## WHAT IS REQUIRED
Copy everything in the data below exactly except the pictures.

┄┄┄┄┄┄

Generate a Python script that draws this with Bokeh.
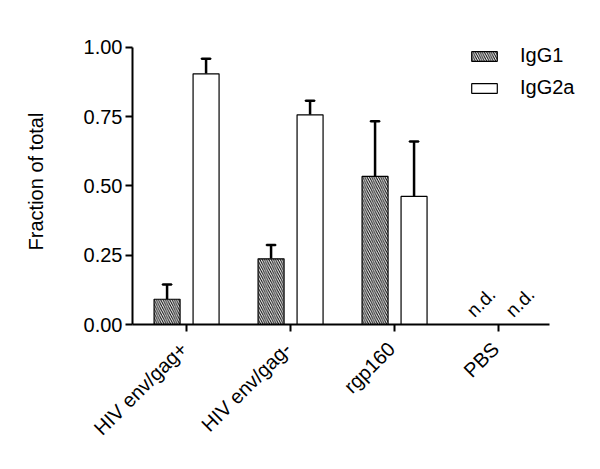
from bokeh.plotting import figure
from bokeh.models import Range1d, FixedTicker, Legend, LegendItem, ColumnDataSource, LinearAxis
from bokeh.core.properties import value
from bokeh.embed import file_html
from bokeh.resources import INLINE
import numpy as np

categories = ["HIV env/gag+", "HIV env/gag-", "rgp160", "PBS"]
igg1 = [0.091, 0.237, 0.534, 0.0]
igg1_err = [0.053, 0.050, 0.199, 0.0]
igg2a = [0.904, 0.756, 0.462, 0.0]
igg2a_err = [0.054, 0.051, 0.198, 0.0]
measured = [True, True, True, False]
nd_label = "n.d."
y_ticks = [0.0, 0.25, 0.5, 0.75, 1.0]
y_tick_labels = ["0.00", "0.25", "0.50", "0.75", "1.00"]

FONT = "Liberation Sans"
off = 0.1875
bw = 0.25
label_shift = 0.03

p = figure(width=584, height=453, output_backend="svg", toolbar_location=None,
           x_range=Range1d(-0.52, 3.788), y_range=Range1d(0, 1.0314),
           min_border_left=132, min_border_right=4, min_border_top=38, min_border_bottom=129)
p.outline_line_color = None
p.grid.visible = False
p.background_fill_color = None
p.border_fill_color = "white"

xi = np.arange(len(categories))
m = np.array(measured)
s1 = ColumnDataSource(dict(x=xi[m] - off, top=np.array(igg1)[m], up=(np.array(igg1) + np.array(igg1_err))[m]))
s2 = ColumnDataSource(dict(x=xi[m] + off, top=np.array(igg2a)[m], up=(np.array(igg2a) + np.array(igg2a_err))[m]))

for s in (s1, s2):
    p.segment(x0="x", y0="top", x1="x", y1="up", source=s, line_color="black", line_width=2.5)
    p.rect(x="x", y="up", width=0.085, height=0.0001, source=s, line_color="black", line_width=2.5)

r1 = p.vbar(x="x", top="top", width=bw, source=s1, fill_color="white", line_color="black",
            line_width=1.2, hatch_pattern="\\", hatch_color="black", hatch_scale=4.5, hatch_weight=1)
r2 = p.vbar(x="x", top="top", width=bw, source=s2, fill_color="white", line_color="black",
            line_width=1.2)

nx = np.concatenate([xi[~m] - off, xi[~m] + off])
p.text(x=nx, y=np.zeros(len(nx)), text=[nd_label] * len(nx), angle=np.pi / 4,
       text_font=value(FONT), text_font_size="19px", text_align="center", text_baseline="middle",
       x_offset=2, y_offset=-22, text_color="black")

for ax in (p.xaxis[0], p.yaxis[0]):
    ax.axis_line_width = 2
    ax.major_tick_line_width = 2
    ax.major_tick_in = 0
    ax.major_tick_out = 7
    ax.minor_tick_line_color = None
    ax.major_label_text_font = FONT
    ax.major_label_text_font_size = "20px"
    ax.major_label_text_color = "black"
    ax.axis_line_color = "black"
    ax.major_tick_line_color = "black"

# main x axis: line and ticks only
p.xaxis.bounds = (-0.52, 3.49)
p.xaxis.ticker = FixedTicker(ticks=list(range(len(categories))))
p.xaxis.major_label_overrides = {i: "" for i in range(len(categories))}
p.xaxis.major_label_standoff = 0

# label axis: rotated category labels
lab_ticks = [float(i) - label_shift for i in range(len(categories))]
lab_ax = LinearAxis(ticker=FixedTicker(ticks=lab_ticks),
                    major_label_overrides={t: c for t, c in zip(lab_ticks, categories)},
                    major_label_orientation=np.pi / 4, major_label_standoff=14,
                    axis_line_color=None, major_tick_line_color=None, minor_tick_line_color=None,
                    major_tick_in=0, major_tick_out=0,
                    major_label_text_font=FONT, major_label_text_font_size="20px",
                    major_label_text_color="black")
p.add_layout(lab_ax, "below")

p.yaxis.bounds = (0, 1)
p.yaxis.ticker = FixedTicker(ticks=y_ticks)
p.yaxis.major_label_overrides = {t: l for t, l in zip(y_ticks, y_tick_labels)}
p.yaxis.major_label_standoff = 3
p.yaxis.axis_label = "Fraction of total"
p.yaxis.axis_label_text_font = FONT
p.yaxis.axis_label_text_font_size = "20px"
p.yaxis.axis_label_text_font_style = "normal"
p.yaxis.axis_label_text_color = "black"
p.yaxis.axis_label_standoff = 34

legend = Legend(items=[LegendItem(label="IgG1", renderers=[r1]), LegendItem(label="IgG2a", renderers=[r2])],
                location=(336, 225), orientation="vertical")
legend.border_line_color = None
legend.background_fill_alpha = 0
legend.padding = 0
legend.margin = 0
legend.glyph_width = 32
legend.glyph_height = 12
legend.label_height = 16
legend.spacing = 9
legend.label_standoff = 20
legend.label_text_font = FONT
legend.label_text_font_size = "20px"
legend.label_text_color = "black"
p.add_layout(legend)

open("out.html", "w").write(file_html(p, INLINE))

┄┄┄┄┄┄

## ANSWER FOR THE TASK
Generate a Python script that draws this with Bokeh.
from bokeh.plotting import figure
from bokeh.models import Range1d, FixedTicker, Legend, LegendItem, ColumnDataSource, LinearAxis
from bokeh.core.properties import value
from bokeh.embed import file_html
from bokeh.resources import INLINE
import numpy as np

categories = ["HIV env/gag+", "HIV env/gag-", "rgp160", "PBS"]
igg1 = [0.091, 0.237, 0.534, 0.0]
igg1_err = [0.053, 0.050, 0.199, 0.0]
igg2a = [0.904, 0.756, 0.462, 0.0]
igg2a_err = [0.054, 0.051, 0.198, 0.0]
measured = [True, True, True, False]
nd_label = "n.d."
y_ticks = [0.0, 0.25, 0.5, 0.75, 1.0]
y_tick_labels = ["0.00", "0.25", "0.50", "0.75", "1.00"]

FONT = "Liberation Sans"
off = 0.1875
bw = 0.25
label_shift = 0.03

p = figure(width=584, height=453, output_backend="svg", toolbar_location=None,
           x_range=Range1d(-0.52, 3.788), y_range=Range1d(0, 1.0314),
           min_border_left=132, min_border_right=4, min_border_top=38, min_border_bottom=129)
p.outline_line_color = None
p.grid.visible = False
p.background_fill_color = None
p.border_fill_color = "white"

xi = np.arange(len(categories))
m = np.array(measured)
s1 = ColumnDataSource(dict(x=xi[m] - off, top=np.array(igg1)[m], up=(np.array(igg1) + np.array(igg1_err))[m]))
s2 = ColumnDataSource(dict(x=xi[m] + off, top=np.array(igg2a)[m], up=(np.array(igg2a) + np.array(igg2a_err))[m]))

for s in (s1, s2):
    p.segment(x0="x", y0="top", x1="x", y1="up", source=s, line_color="black", line_width=2.5)
    p.rect(x="x", y="up", width=0.085, height=0.0001, source=s, line_color="black", line_width=2.5)

r1 = p.vbar(x="x", top="top", width=bw, source=s1, fill_color="white", line_color="black",
            line_width=1.2, hatch_pattern="\\", hatch_color="black", hatch_scale=4.5, hatch_weight=1)
r2 = p.vbar(x="x", top="top", width=bw, source=s2, fill_color="white", line_color="black",
            line_width=1.2)

nx = np.concatenate([xi[~m] - off, xi[~m] + off])
p.text(x=nx, y=np.zeros(len(nx)), text=[nd_label] * len(nx), angle=np.pi / 4,
       text_font=value(FONT), text_font_size="19px", text_align="center", text_baseline="middle",
       x_offset=2, y_offset=-22, text_color="black")

for ax in (p.xaxis[0], p.yaxis[0]):
    ax.axis_line_width = 2
    ax.major_tick_line_width = 2
    ax.major_tick_in = 0
    ax.major_tick_out = 7
    ax.minor_tick_line_color = None
    ax.major_label_text_font = FONT
    ax.major_label_text_font_size = "20px"
    ax.major_label_text_color = "black"
    ax.axis_line_color = "black"
    ax.major_tick_line_color = "black"

# main x axis: line and ticks only
p.xaxis.bounds = (-0.52, 3.49)
p.xaxis.ticker = FixedTicker(ticks=list(range(len(categories))))
p.xaxis.major_label_overrides = {i: "" for i in range(len(categories))}
p.xaxis.major_label_standoff = 0

# label axis: rotated category labels
lab_ticks = [float(i) - label_shift for i in range(len(categories))]
lab_ax = LinearAxis(ticker=FixedTicker(ticks=lab_ticks),
                    major_label_overrides={t: c for t, c in zip(lab_ticks, categories)},
                    major_label_orientation=np.pi / 4, major_label_standoff=14,
                    axis_line_color=None, major_tick_line_color=None, minor_tick_line_color=None,
                    major_tick_in=0, major_tick_out=0,
                    major_label_text_font=FONT, major_label_text_font_size="20px",
                    major_label_text_color="black")
p.add_layout(lab_ax, "below")

p.yaxis.bounds = (0, 1)
p.yaxis.ticker = FixedTicker(ticks=y_ticks)
p.yaxis.major_label_overrides = {t: l for t, l in zip(y_ticks, y_tick_labels)}
p.yaxis.major_label_standoff = 3
p.yaxis.axis_label = "Fraction of total"
p.yaxis.axis_label_text_font = FONT
p.yaxis.axis_label_text_font_size = "20px"
p.yaxis.axis_label_text_font_style = "normal"
p.yaxis.axis_label_text_color = "black"
p.yaxis.axis_label_standoff = 34

legend = Legend(items=[LegendItem(label="IgG1", renderers=[r1]), LegendItem(label="IgG2a", renderers=[r2])],
                location=(336, 225), orientation="vertical")
legend.border_line_color = None
legend.background_fill_alpha = 0
legend.padding = 0
legend.margin = 0
legend.glyph_width = 32
legend.glyph_height = 12
legend.label_height = 16
legend.spacing = 9
legend.label_standoff = 20
legend.label_text_font = FONT
legend.label_text_font_size = "20px"
legend.label_text_color = "black"
p.add_layout(legend)

open("out.html", "w").write(file_html(p, INLINE))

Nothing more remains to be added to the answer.